* begin Dataset extract *
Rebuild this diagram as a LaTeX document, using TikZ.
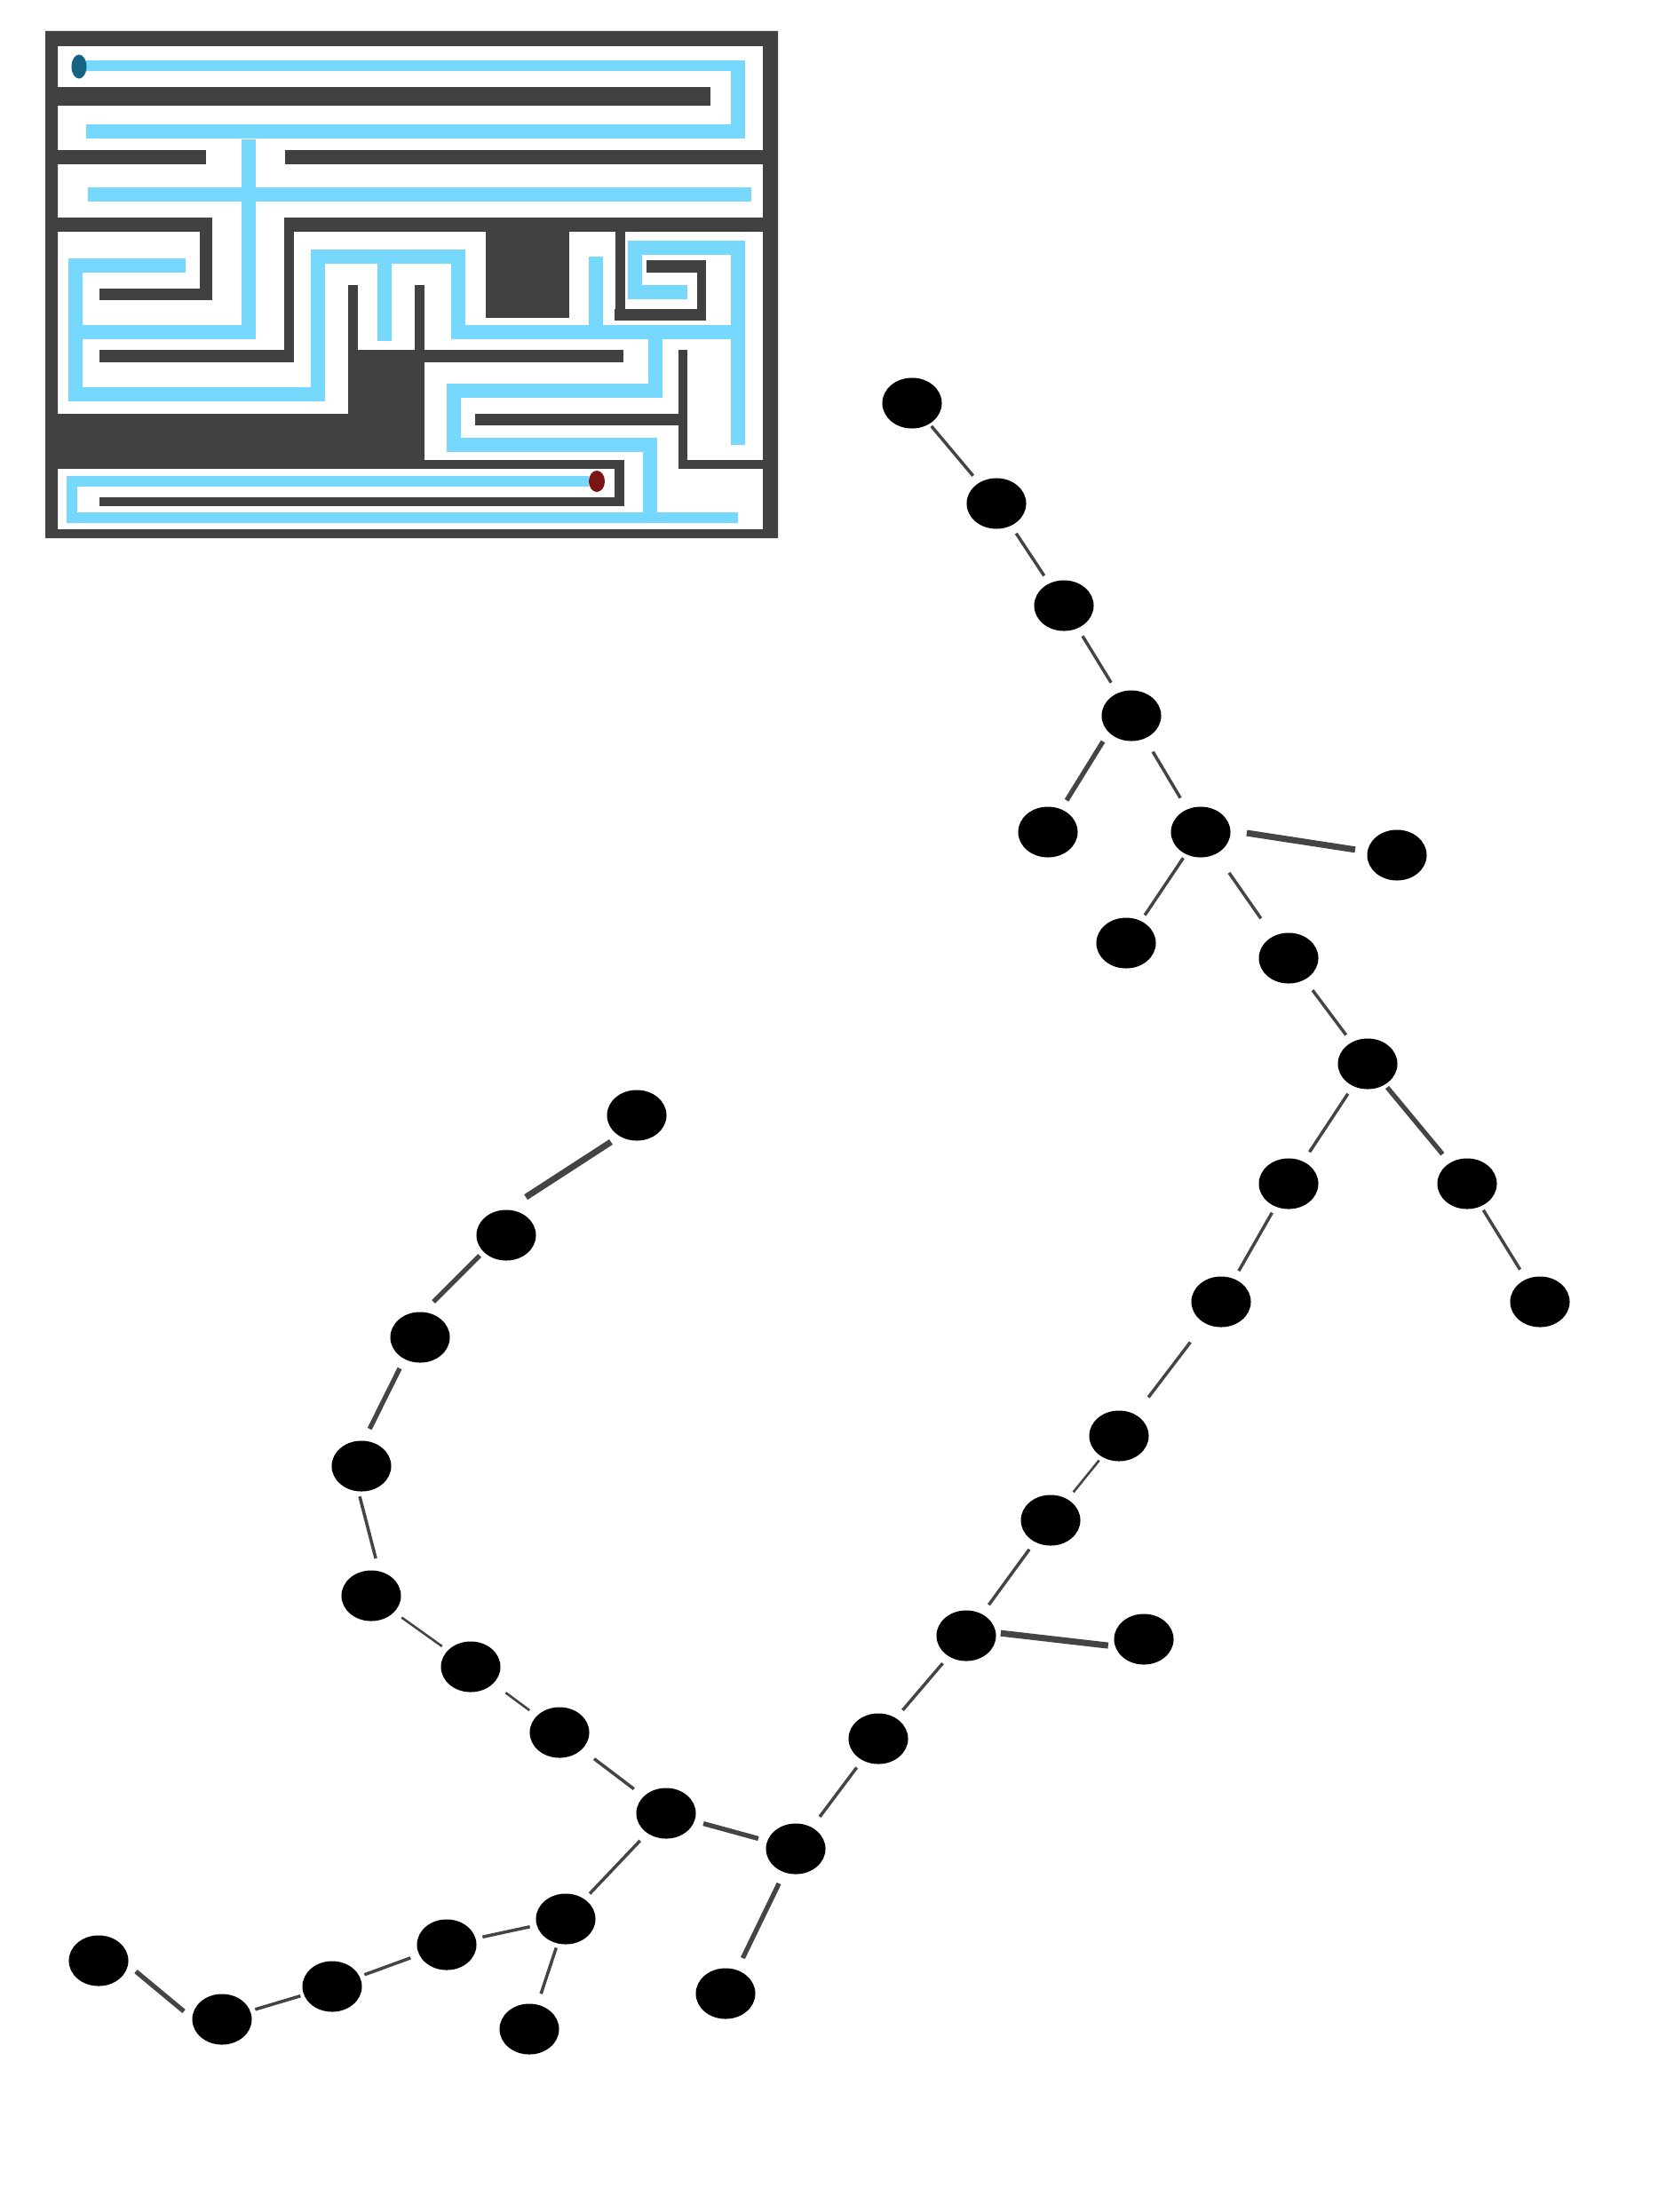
\documentclass[tikz,border=0pt]{standalone}
\usepackage{tikz}
\usetikzlibrary{shapes.geometric}
\definecolor{wallgray}{RGB}{65,65,65}
\definecolor{mazeblue}{RGB}{118,216,253}
\definecolor{startblue}{RGB}{22,100,130}
\definecolor{goalred}{RGB}{122,21,21}
\definecolor{linkgray}{RGB}{68,68,68}

\begin{document}
\begin{tikzpicture}[
    x=0.01cm, y=-0.01cm,
    wall/.style={fill=wallgray},
    route/.style={draw=mazeblue, line width=4.5pt, line join=miter},
    thinroute/.style={route, line width=3.4pt},
    vertex/.style={
      ellipse, fill=black, inner sep=0pt, outer sep=0pt,
      minimum width=0.67cm, minimum height=0.57cm
    },
    link/.style={draw=linkgray, line width=1pt, shorten <=3pt, shorten >=3pt},
    thinlink/.style={link, line width=0.75pt},
    midlink/.style={link, line width=1.5pt},
    boldlink/.style={link, line width=2pt}
  ]
    \path[use as bounding box, fill=white] (0,0) rectangle (1884,2491);

    % maze
    \fill[wall, even odd rule] (51,35) rectangle (876,606) (65,52) rectangle (859,596);
    \fill[wall] (65,98) rectangle (800,119);
    \fill[wall] (65,169) rectangle (232,185);
    \fill[wall] (321,169) rectangle (859,185);
    \fill[wall] (65,245) rectangle (239,261);
    \fill[wall] (225,245) rectangle (239,338);
    \fill[wall] (112,325) rectangle (239,338);
    \fill[wall] (320,245) rectangle (859,261);
    \fill[wall] (320,245) rectangle (331,408);
    \fill[wall] (112,394) rectangle (331,408);
    \fill[wall] (547,245) rectangle (641,358);
    \fill[wall] (693,245) rectangle (704,361);
    \fill[wall] (692,348) rectangle (795,361);
    \fill[wall] (785,293) rectangle (795,361);
    \fill[wall] (728,293) rectangle (795,307);
    \fill[wall] (392,321) rectangle (403,394);
    \fill[wall] (467,321) rectangle (478,394);
    \fill[wall] (392,394) rectangle (478,528);
    \fill[wall] (65,466) rectangle (478,528);
    \fill[wall] (478,394) rectangle (702,408);
    \fill[wall] (450,518) rectangle (703,528);
    \fill[wall] (692,518) rectangle (703,570);
    \fill[wall] (112,560) rectangle (703,570);
    \fill[wall] (535,466) rectangle (774,479);
    \fill[wall] (764,394) rectangle (774,528);
    \fill[wall] (764,518) rectangle (859,528);

    \draw[thinroute] (97,74) -- (839,74);
    \draw[route] (831,68) -- (831,148) -- (97,148);
    \draw[route] (99,219) -- (846,219);
    \draw[route] (280,157) -- (280,374) -- (85,374);
    \draw[route] (209,299) -- (85,299) -- (85,444) -- (358,444) -- (358,289)
      -- (516,289) -- (516,374) -- (839,374);
    \draw[route] (433,289) -- (433,384);
    \draw[route] (671,289) -- (671,374);
    \draw[route] (774,329) -- (715,329) -- (715,279) -- (831,279) -- (831,501);
    \draw[route] (738,374) -- (738,440) -- (511,440) -- (511,501) -- (732,501) -- (732,583);
    \draw[thinroute] (831,583) -- (81,583) -- (81,542) -- (663,542);
    \fill[startblue] (89,75) ellipse [x radius=0.085cm, y radius=0.135cm];
    \fill[goalred] (672,542) ellipse [x radius=0.09cm, y radius=0.12cm];

    % tree
    \node[vertex] (n1) at (1027,454) {};
    \node[vertex] (n2) at (1122,567) {};
    \node[vertex] (n3) at (1198,682) {};
    \node[vertex] (n4) at (1274,806) {};
    \node[vertex] (n5) at (1180,937) {};
    \node[vertex] (n6) at (1352,937) {};
    \node[vertex] (n7) at (1573,963) {};
    \node[vertex] (n8) at (1268,1062) {};
    \node[vertex] (n9) at (1451,1079) {};
    \node[vertex] (n10) at (1540,1198) {};
    \node[vertex] (n11) at (1451,1333) {};
    \node[vertex] (n12) at (1652,1333) {};
    \node[vertex] (n13) at (1734,1466) {};
    \node[vertex] (n14) at (1375,1466) {};
    \node[vertex] (n15) at (1260,1617) {};
    \node[vertex] (n16) at (1183,1712) {};
    \node[vertex] (n17) at (1088,1842) {};
    \node[vertex] (n18) at (1288,1846) {};
    \node[vertex] (n19) at (989,1958) {};
    \node[vertex] (n20) at (896,2082) {};
    \node[vertex] (n21) at (817,2245) {};
    \node[vertex] (n22) at (750,2042) {};
    \node[vertex] (n23) at (637,2161) {};
    \node[vertex] (n24) at (596,2285) {};
    \node[vertex] (n25) at (503,2190) {};
    \node[vertex] (n26) at (374,2237) {};
    \node[vertex] (n27) at (250,2274) {};
    \node[vertex] (n28) at (111,2208) {};
    \node[vertex] (n29) at (630,1951) {};
    \node[vertex] (n30) at (530,1877) {};
    \node[vertex] (n31) at (418,1797) {};
    \node[vertex] (n32) at (407,1651) {};
    \node[vertex] (n33) at (473,1506) {};
    \node[vertex] (n34) at (570,1391) {};
    \node[vertex] (n35) at (717,1256) {};

    \draw[link, shorten <=1pt] (n1) -- (n2);
    \draw[link] (n2) -- (n3);
    \draw[link, shorten >=4pt] (n3) -- (n4);
    \draw[midlink, shorten <=3.5pt, shorten >=3.4pt] (n4.-144) -- (n5.60);
    \draw[link, shorten <=5pt, shorten >=4.3pt] (n4) -- (n6);
    \draw[boldlink, shorten <=5.3pt, shorten >=4pt] (n6.3) -- (n7.173);
    \draw[link, shorten <=1.5pt, shorten >=2.3pt] (n6) -- (n8);
    \draw[link, shorten <=7.4pt, shorten >=7pt] (n6) -- (n9);
    \draw[link, shorten <=4.3pt] (n9) -- (n10);
    \draw[link, shorten >=3.7pt] (n10) -- (n11);
    \draw[midlink, shorten <=1.2pt, shorten >=3.7pt] (n10) -- (n12);
    \draw[link, shorten <=1.5pt, shorten >=3.7pt] (n12) -- (n13);
    \draw[link, shorten <=2.3pt] (n11) -- (n14);
    \draw[link, shorten <=7.7pt, shorten >=7pt] (n14) -- (n15);
    \draw[thinlink, shorten <=1.5pt] (n15) -- (n16);
    \draw[link, shorten >=3.7pt] (n16) -- (n17);
    \draw[boldlink, shorten <=1.6pt, shorten >=2.3pt] (n17.6) -- (n18.-166);
    \draw[link, shorten >=3.4pt] (n17) -- (n19);
    \draw[link, shorten >=4.3pt] (n19) -- (n20);
    \draw[midlink, shorten <=4pt, shorten >=4.3pt] (n20) -- (n21);
    \draw[midlink] (n22) -- (n20);
    \draw[link, shorten <=5pt, shorten >=4pt] (n29) -- (n22);
    \draw[link, shorten <=3.4pt, shorten >=2.5pt] (n22) -- (n23);
    \draw[link, shorten <=1.5pt, shorten >=3.7pt] (n23) -- (n24);
    \draw[link, shorten <=2.3pt, shorten >=2.3pt] (n23) -- (n25);
    \draw[link, shorten >=1.7pt] (n25) -- (n26);
    \draw[link, shorten <=1.2pt, shorten >=1.7pt] (n26) -- (n27);
    \draw[midlink, shorten <=3.5pt, shorten >=3.3pt] (n27.178) -- (n28.-8);
    \draw[thinlink, shorten <=5pt] (n30) -- (n29);
    \draw[thinlink, shorten >=2.3pt] (n31) -- (n30);
    \draw[link, shorten <=1.7pt, shorten >=4.3pt] (n32.-97) -- (n31.72);
    \draw[midlink, shorten <=3.4pt, shorten >=4.3pt] (n33.-126) -- (n32.85);
    \draw[midlink, shorten <=1.8pt, shorten >=4.7pt] (n34.-144) -- (n33.83);
    \draw[boldlink, shorten <=3.4pt, shorten >=7.5pt] (n35.-129) -- (n34.90);
  \end{tikzpicture}
\end{document}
* end Dataset extract *
Job :: Return, unchanged, the lines from the first line of the material through the line that holds "(0,0) rectangle (1884,2491);", inclusive, omitting pictures.

Task output ::
Rebuild this diagram as a LaTeX document, using TikZ.
\documentclass[tikz,border=0pt]{standalone}
\usepackage{tikz}
\usetikzlibrary{shapes.geometric}
\definecolor{wallgray}{RGB}{65,65,65}
\definecolor{mazeblue}{RGB}{118,216,253}
\definecolor{startblue}{RGB}{22,100,130}
\definecolor{goalred}{RGB}{122,21,21}
\definecolor{linkgray}{RGB}{68,68,68}

\begin{document}
\begin{tikzpicture}[
    x=0.01cm, y=-0.01cm,
    wall/.style={fill=wallgray},
    route/.style={draw=mazeblue, line width=4.5pt, line join=miter},
    thinroute/.style={route, line width=3.4pt},
    vertex/.style={
      ellipse, fill=black, inner sep=0pt, outer sep=0pt,
      minimum width=0.67cm, minimum height=0.57cm
    },
    link/.style={draw=linkgray, line width=1pt, shorten <=3pt, shorten >=3pt},
    thinlink/.style={link, line width=0.75pt},
    midlink/.style={link, line width=1.5pt},
    boldlink/.style={link, line width=2pt}
  ]
    \path[use as bounding box, fill=white] (0,0) rectangle (1884,2491);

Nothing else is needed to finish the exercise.